Category Archives: Search Engines

Short URLs Re-defining SEO

It’s conventional search engine optimization wisdom that URLs should contain words, separated by either dashes or underscores. This approach improves the readability of the URL – making it more usable for people while simultaneously giving internet robots something to work on.

But with people sharing URLs within places – like Twitter and Facebook (and … and … and …) – places with a default social context, we’re seeing a URL’s context trump its readability as a significant usability factor.

Who is sharing and how they describe what they’re sharing is more important than the readability of the shared URL itself.

Leaving the search engine robots blocked out completely (disallow, nofollow, etc) or piecing together a pile of redirect URLs (which may or may not exist tomorrow, e.g. RE07.US).

Additionally, the share-er’s pays for each URL with their social capital. ‘Good’ URLs (as deemed by each individual follower) raise the share-er’s capital while ‘bad’ URLs lowers.

Throw in the proliferation of other difficult to index assets like images and video – and we’re talking about an internet that’s not Search Engine Optimized, but Social Engagement Optimized.

Search Engines Not Following

There are two semantic phenomena made prominent with the advent of tagging:

  1. We use related words to describe a concept wrapped in a point-of-view.
    If memory serves, in his Ontology is Overrated presentation Clay Shirky uses “film”, “movies”, and “cinema” as an example. Each of these words describes similar, but different things.
  2. We use the same word to describe vastly different concepts.
    Take “java” for example it could be referring to coffee, code, or a country.

Surprisingly, Google, Yahoo, and MSN haven’t yet connected people with their points of view. Dave Winer suggests:

“Let me tell [search engines] where my weblog is. Then it knows what my interests are. Give me search results relevant to who I am.”

Reminds me of something I wrote about on why Google Adsense doesn’t work.

Whether it’s the words in this blog or other sites I’ve read – I’m implicitly declaring context and point-of-view every time the browser refreshes. Then it goes straight down the memory hole.

(What I’ve looked at before + What I’m looking at now) / What you’re trying to tell me = Targeted ad

Excuse me, could I get a refill on the Attention Kool-aid?

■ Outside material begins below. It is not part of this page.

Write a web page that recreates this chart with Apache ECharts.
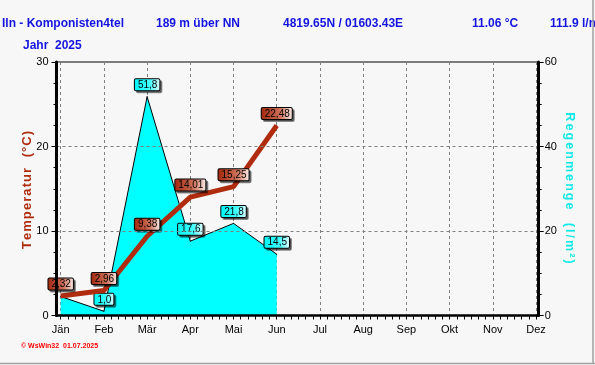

Aggregation Not Adding Value?

Splogs or spam-blogs are a problem I’ve touched on before. I find them annoying and whenever Technorati points me to something smelling sploggy, I hit my SplogReporter bookmarklet.

My criteria for splog:

  • whole-cloth copying of another weblog’s post
  • minimal or nonexistent attribution to the original authors and weblogs
  • no explicit “we’re aggregating these sites” messaging

RSS makes it real easy to communicate with readers frequently and automatically – and real easy for robots to make splogs. Simply subscribing to an RSS feed isn’t “content theft” – doing so and not explicitly crediting the original site/author is. Absolutely. No Question.

I can appreciate Mark Cuban’s position that “a search on any blog engine should uncover the unique content on their original source” – not any of the derivatives. The lack of this strictness is why slogs exist anyway. I don’t agree with his position that aggregation doesn’t add value. Aggregation is a very simple way to provide value – Bloglines, Yahoo, and Google have based a number of products on that belief. To me, aggregation and search are two ways of answering the same problem. The trick is to know who’s the aggregator and who’s the source when the aggregator is being dishonest.

When I’m pulling together some feeds for an aggregator, say PodcastMN or MNRep I use the link – or preferably the guid – element in RSS to point back to the original author. Upon reviewing the spec while writing this post, looks like source exists “to propagate credit for links, to publicize the sources of news items.”

Makes sense – and I’ve just added that tag into the aggregators. Seems to me being strict about RSS tags first and checking sources second is a useful to fight splogs and un-attributed content aggregation.